In reversing this case, we reiterate that inquiry is limited to impeachment of the complaining witness to the extent that it shows motive or bias, and not for the purpose to show bad moral character. Furthermore, counsel is limited under § 2608(B), supra, in that if the witness denies the impeaching conduct, counsel is bound by the answer given and may not offer extrinsic evidence to contradict the witness.

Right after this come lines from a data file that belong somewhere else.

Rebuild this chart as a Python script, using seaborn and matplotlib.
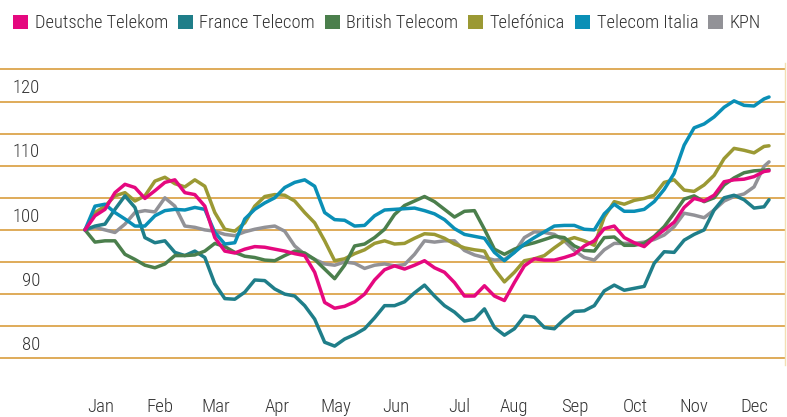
import numpy as np
import pandas as pd
import matplotlib
matplotlib.use("Agg")
import matplotlib.pyplot as plt
from matplotlib.patches import Patch
from matplotlib import font_manager as fm
import seaborn as sns

# ---------------- data (index, start = 100) ----------------
months = ["Jan", "Feb", "Mar", "Apr", "May", "Jun",
          "Jul", "Aug", "Sep", "Oct", "Nov", "Dec"]
month_tick_day = [15, 45, 74, 105, 135, 166, 198, 226, 257, 288, 318, 349]

first_day = 7.0
step_days = 5.1

deutsche_telekom = [100.0, 102.2, 103.2, 105.8, 107.1, 106.6, 104.9, 106.1, 107.4, 107.8,
                    105.8, 105.5, 103.7, 98.8, 96.7, 96.4, 97.0, 97.4, 97.3, 97.0,
                    96.7, 96.3, 96.0, 93.4, 88.7, 87.8, 88.1, 88.8, 90.0, 92.2,
                    93.8, 94.4, 93.9, 94.5, 95.2, 94.1, 93.4, 91.8, 89.7, 89.7,
                    91.3, 89.7, 89.0, 91.8, 94.4, 95.5, 95.3, 95.3, 95.7, 96.2,
                    97.5, 98.3, 100.2, 100.6, 98.8, 98.0, 97.4, 98.8, 100.0, 101.2,
                    103.5, 104.9, 104.5, 105.4, 107.5, 107.8, 107.9, 108.3, 109.1, 109.2]

france_telecom = [100.0, 100.6, 100.9, 103.2, 105.3, 103.5, 98.8, 98.0, 98.3, 96.5,
                  96.0, 96.7, 95.7, 91.6, 89.3, 89.2, 90.3, 92.2, 92.1, 90.8,
                  90.0, 89.7, 88.2, 86.1, 82.5, 81.9, 83.0, 83.7, 84.6, 86.3,
                  88.2, 88.2, 88.8, 90.2, 91.4, 89.7, 88.2, 87.2, 85.8, 86.1,
                  87.7, 84.8, 83.6, 84.6, 86.6, 86.4, 84.8, 84.6, 86.1, 87.3,
                  87.4, 88.2, 90.5, 91.4, 90.6, 90.9, 91.2, 94.8, 96.6, 96.5,
                  98.4, 99.3, 100.0, 103.1, 105.0, 105.4, 104.7, 103.4, 103.6, 104.7]

british_telecom = [100.0, 98.1, 98.3, 98.3, 96.2, 95.4, 94.5, 94.1, 94.7, 96.0,
                   96.0, 96.1, 96.7, 97.9, 97.4, 96.5, 95.9, 95.7, 95.3, 95.2,
                   96.0, 96.7, 96.4, 95.4, 93.9, 92.4, 94.5, 97.5, 97.8, 98.8,
                   100.1, 102.4, 103.8, 104.5, 105.2, 104.4, 103.2, 102.0, 102.9, 103.0,
                   100.1, 97.0, 96.2, 97.0, 97.6, 98.0, 98.5, 99.0, 98.8, 97.5,
                   96.8, 96.7, 98.8, 98.9, 97.6, 97.6, 97.9, 99.0, 100.5, 102.6,
                   104.8, 105.3, 104.4, 105.0, 107.0, 108.1, 108.9, 109.2, 109.3, 109.4]

telefonica = [100.0, 102.7, 103.7, 105.3, 105.8, 104.5, 105.3, 107.6, 108.2, 107.2,
              106.7, 107.8, 106.8, 102.7, 100.1, 99.8, 101.1, 103.7, 105.2, 105.5,
              105.4, 104.5, 102.7, 101.1, 98.3, 95.2, 95.5, 96.3, 96.9, 97.9,
              98.3, 97.8, 97.9, 98.7, 99.4, 99.3, 98.7, 97.8, 97.2, 96.9,
              96.7, 93.9, 91.9, 93.4, 95.2, 95.5, 96.0, 97.2, 98.3, 98.8,
              98.3, 97.6, 102.0, 104.4, 104.0, 104.6, 104.9, 105.4, 107.4, 107.8,
              106.2, 106.0, 107.0, 108.5, 111.1, 112.7, 112.4, 112.0, 113.0, 113.1]

telecom_italia = [100.0, 103.7, 104.0, 102.7, 101.7, 100.6, 100.6, 102.2, 103.0, 103.2,
                  103.1, 103.5, 103.2, 99.6, 97.8, 98.0, 101.7, 103.2, 104.2, 105.0,
                  106.6, 107.4, 107.8, 106.8, 102.7, 101.6, 101.5, 100.6, 100.7, 102.2,
                  103.1, 103.2, 103.3, 103.4, 103.0, 102.5, 101.6, 100.2, 99.3, 99.0,
                  98.7, 96.5, 95.2, 96.5, 97.8, 98.8, 99.7, 100.6, 100.7, 100.7,
                  100.1, 100.0, 102.5, 104.0, 102.9, 102.9, 103.2, 104.4, 106.3, 108.8,
                  113.2, 115.9, 116.5, 117.6, 119.1, 120.1, 119.4, 119.3, 120.4, 120.7]

kpn = [100.0, 100.4, 100.0, 99.6, 100.9, 102.7, 103.0, 102.8, 105.0, 103.7,
       100.6, 100.4, 100.0, 99.8, 99.3, 99.1, 99.7, 100.1, 100.4, 100.6,
       99.8, 97.5, 96.2, 95.4, 94.7, 94.5, 95.0, 94.8, 94.0, 94.5,
       94.7, 94.4, 94.6, 96.2, 98.3, 98.1, 98.3, 98.3, 96.8, 96.1,
       95.7, 95.3, 95.4, 96.5, 98.8, 99.7, 99.6, 99.3, 98.3, 96.8,
       95.7, 95.3, 96.9, 97.9, 97.9, 97.9, 98.1, 98.5, 99.2, 100.5,
       102.6, 102.3, 101.9, 103.1, 104.5, 105.2, 105.6, 106.7, 109.9, 110.6]

series = {
    "Deutsche Telekom": deutsche_telekom,
    "France Telecom": france_telecom,
    "British Telecom": british_telecom,
    "Telefónica": telefonica,
    "Telecom Italia": telecom_italia,
    "KPN": kpn,
}
colors = {
    "Deutsche Telekom": "#e5087f",
    "France Telecom": "#1f7e89",
    "British Telecom": "#4b7f4c",
    "Telefónica": "#9b9934",
    "Telecom Italia": "#0a8fb6",
    "KPN": "#929297",
}
legend_order = list(series.keys())
draw_order = ["KPN", "Telefónica", "France Telecom", "British Telecom",
              "Telecom Italia", "Deutsche Telekom"]

# sample positions (day of year); the last sample is half a step later
n = len(deutsche_telekom)
steps = np.arange(n, dtype=float)
steps[-1] = n - 1.5
days = first_day + steps * step_days

rows = []
for name, vals in series.items():
    for d, v in zip(days, vals):
        rows.append({"day": d, "value": v, "company": name})
df = pd.DataFrame(rows)

# ---------------- style ----------------
sns.set_theme(style="white")
names = {f.name for f in fm.fontManager.ttflist}
stretch = "normal"
if "Liberation Sans Narrow" in names:
    family = ["Liberation Sans Narrow", "DejaVu Sans"]
elif "Roboto Condensed" in names:
    family = ["Roboto Condensed", "DejaVu Sans"]
else:
    family = ["DejaVu Sans"]
    stretch = "condensed"
plt.rcParams["font.family"] = family
plt.rcParams["font.stretch"] = stretch
plt.rcParams["font.weight"] = "light"
text_color = "#333333"
grid_color = "#d6952c"
fs = 13.5

W, H = 787, 417
fig = plt.figure(figsize=(W / 100, H / 100), dpi=100)
fig.patch.set_facecolor("white")

ymin, ymax = 79.0, 126.0
ppu = 6.42
bottom_px = 358.3 + (80 - ymin) * ppu
height_px = (ymax - ymin) * ppu
ax = fig.add_axes([0, 1 - bottom_px / H, 785 / W, height_px / H])

sns.lineplot(data=df, x="day", y="value", hue="company", hue_order=draw_order,
             palette=colors, linewidth=2.5, legend=False, ax=ax,
             solid_capstyle="round", solid_joinstyle="round")

px_per_day = 1.958
ax.set_xlim(first_day - 85 / px_per_day, first_day + 700 / px_per_day)
ax.set_ylim(ymin, ymax)

# grid lines
for v in range(80, 126, 5):
    ax.axhline(v, color=grid_color, linewidth=1.1, zorder=0)

# y labels sitting above their grid line
for v in range(80, 121, 10):
    ax.text(40 / 785, v + 1.3, str(v), transform=ax.get_yaxis_transform(),
            ha="right", va="baseline", fontsize=fs, color=text_color,
            fontweight="light")

ax.set_yticks([])
ax.set_xticks(month_tick_day)
ax.set_xticklabels(months, fontsize=fs, color=text_color, fontweight="light")
ax.tick_params(axis="x", length=0, pad=24)
ax.set_xlabel("")
ax.set_ylabel("")
for s in ["top", "left", "bottom"]:
    ax.spines[s].set_visible(False)
ax.spines["right"].set_color("#f3dfb3")
ax.spines["right"].set_linewidth(1.0)

# legend
handles = [Patch(facecolor=colors[k], edgecolor="none", label=k) for k in legend_order]
leg = fig.legend(handles=handles, loc="center left",
                 bbox_to_anchor=(13 / W, 1 - 23.3 / H), ncol=6, frameon=False,
                 fontsize=13.3, handlelength=0.81, handleheight=0.81,
                 handletextpad=0.37, columnspacing=0.52, borderpad=0, borderaxespad=0)
for t in leg.get_texts():
    t.set_color(text_color)
    t.set_fontweight("light")

fig.savefig("out.png", dpi=100, facecolor="white")
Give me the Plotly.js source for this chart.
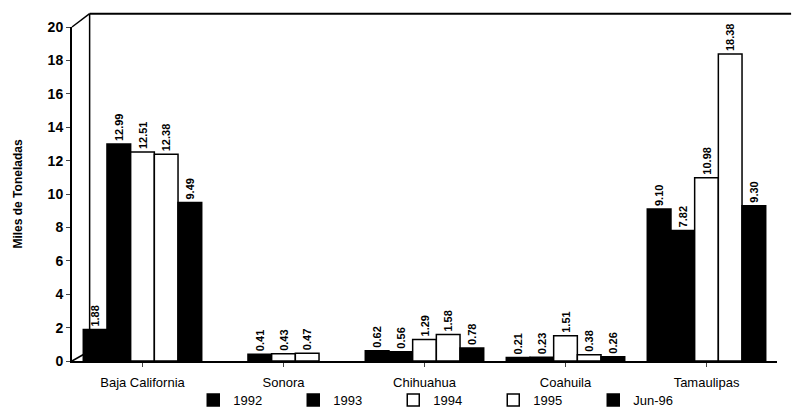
<!DOCTYPE html>
<html><head><meta charset="utf-8">
<script src="https://cdn.plot.ly/plotly-3.0.1.min.js"></script>
<style>body{margin:0;background:#fff}#c{width:799px;height:415px}</style>
</head><body><div id="c"></div>
<script>
const categories = ["Baja California", "Sonora", "Chihuahua", "Coahuila", "Tamaulipas"];
const seriesNames = ["1992", "1993", "1994", "1995", "Jun-96"];
const v1992 = [1.88, null, 0.62, 0.21, 9.10];
const v1993 = [12.99, 0.41, 0.56, 0.23, 7.82];
const v1994 = [12.51, 0.43, 1.29, 1.51, 10.98];
const v1995 = [12.38, 0.47, 1.58, 0.38, 18.38];
const vJun96 = [9.49, null, 0.78, 0.26, 9.30];
const yTicks = [0, 2, 4, 6, 8, 10, 12, 14, 16, 18, 20];

const values = [v1992, v1993, v1994, v1995, vJun96];
const fills = ["#000", "#000", "#fff", "#fff", "#000"];
const traces = values.map((vals, i) => ({
  type: "bar", name: seriesNames[i], x: categories, y: vals,
  marker: {color: fills[i], line: {color: "#000", width: 1.5}},
  text: vals.map(v => v == null ? "" : v.toFixed(2)),
  textposition: "outside", textangle: -90, cliponaxis: false, constraintext: "none",
  textfont: {family: "Liberation Sans, Arial, sans-serif", size: 11, color: "#000", weight: "bold"}
}));

const layout = {
  width: 799, height: 415,
  margin: {l: 72, r: 22, t: 27, b: 54},
  paper_bgcolor: "#fff", plot_bgcolor: "#fff",
  barmode: "group", bargap: 0.16, bargroupgap: 0,
  font: {family: "Liberation Sans, Arial, sans-serif", color: "#000", size: 13},
  xaxis: {showline: true, linecolor: "#000", linewidth: 2, ticks: "outside", ticklen: 4,
          tickfont: {size: 13}, showgrid: false, zeroline: false, ticklabelstandoff: 4},
  yaxis: {range: [0, 20], tickvals: yTicks, showline: true, linecolor: "#000", linewidth: 2,
          ticks: "outside", ticklen: 4, showgrid: false, zeroline: false,
          tickfont: {size: 14, weight: "bold"},
          title: {text: "Miles de Toneladas", font: {size: 12, weight: "bold"}, standoff: 22}},
  showlegend: true,
  legend: {orientation: "h", x: 0.172, xanchor: "left", xref: "paper",
           yref: "container", y: -0.02, yanchor: "bottom", bgcolor: "rgba(0,0,0,0)",
           entrywidth: 55, font: {size: 13}, traceorder: "normal", itemwidth: 30},
  shapes: [
    {type: "line", xref: "paper", yref: "paper", x0: 0.025, x1: 1.02, y0: 1.04, y1: 1.04, line: {color: "#000", width: 2}},
    {type: "line", xref: "paper", yref: "paper", x0: 0.0, x1: 0.025, y0: 1.0, y1: 1.04, line: {color: "#000", width: 1.5}},
    {type: "line", xref: "paper", yref: "paper", x0: 0.025, x1: 0.025, y0: 0.03, y1: 1.04, line: {color: "#000", width: 1.5}},
    {type: "line", xref: "paper", yref: "paper", x0: 0.0, x1: 0.025, y0: 0.0, y1: 0.03, line: {color: "#000", width: 1.5}}
  ]
};
Plotly.newPlot("c", traces, layout, {displayModeBar: false, staticPlot: true});
</script></body></html>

The judgment and sentence is REVERSED and REMANDED for a new trial consistent with the findings of this opinion.

BUSSEY, Judge, dissents:

I must respectfully dissent. While it is true that the court rejected the offer of proof of the defendant, it is equally true that the trial court allowed defense counsel great latitude in cross-examining the prosecuting *183 witness. By way of illustration, the following questions were propounded and answers received:

Q. Cindy, have you ever had occasion to complain to anyone else or to anyone about anyone else sexually attacking you?
A. (Witness nods head)
THE COURT: You will have to speak up, Cindy.
A. No.
Q. No is the answer.
THE COURT: The jury can't hear you. I'm sorry.
MR. LOCK: `No,' was the answer I believe, Your Honor.
A. No.
Q. Correct, Cindy? Do you have an uncle by the name Abe Eslick?
A. Yes.
Q. Did you ever complain that he tried to rape you?
A. No. (Tr. 30)
* * * * * *
Q. Did you go to parties where they participated in drinking, drugs and group sex?
A. No.
Q. Well, isn't it true that you came home and told your father that you had been to an orgy?
A. Do I have to answer that?
THE COURT: Yes.
A. Yes.
Q. Did you tell him that you had taken on five different boys, didn't you?
A. Not five.
Q. How many?
A. Close but not five.
Q. Close.
MR. LOCK: No further questions. (Tr. 44)
* * * * * *
Q. Isn't it true, Cindy, that you told them on the telephone that this didn't happen, that you were telling it just so you could get free and go off with this boy?
A. No, sir, it isn't.
Q. Isn't it true that you even told your own sister that?
A. No, it isn't.
Q. You did have a conversation though with your sister, Lorita, didn't you?
A. Yes. (Tr. 57).

Further, in his closing argument the defense attorney was allowed wide latitude as he stated: "... [E]verytime she gets into some kind of trouble she accuses somebody of rape, she says she's pregnant by somebody... ." (Tr. 73). "Later on here she is, she has run away from home with a 24 year old boy, the police are out looking for her, she gets caught, she is brought back home and what's the next thing that happened, Bennie Woods get accused of sleeping with her two years later or a year later." (Tr. 74 & 75).

It thus appears to me that counsel for the defense was given ample opportunity to question the witness on issues bearing on her motive for testifying, and arguing them to the jury in his closing argument. I would affirm the conviction.

BRETT, P.J., concurs.

BUSSEY, J., dissents.

NOTES

[1] In so holding, we note that 22 Ohio St. 1981, § 750, does not govern. That section makes evidence of the complaining witness's previous sexual conduct with persons other than the accused, or not in the presence of the accused, inadmissible to prove consent in rape cases. The issue of consent and the purpose of establishing motive or bias to falsify are distinct. Contra, Cameron v. State, 561 P.2d 118 (Okl. Cr. 1977) (where 22 O.S.Supp. 1975, § 750, was held in a rape case to preclude testimony regarding prior sexual conduct of prosecutrix which the defense argued would establish her motive or bias in testifying).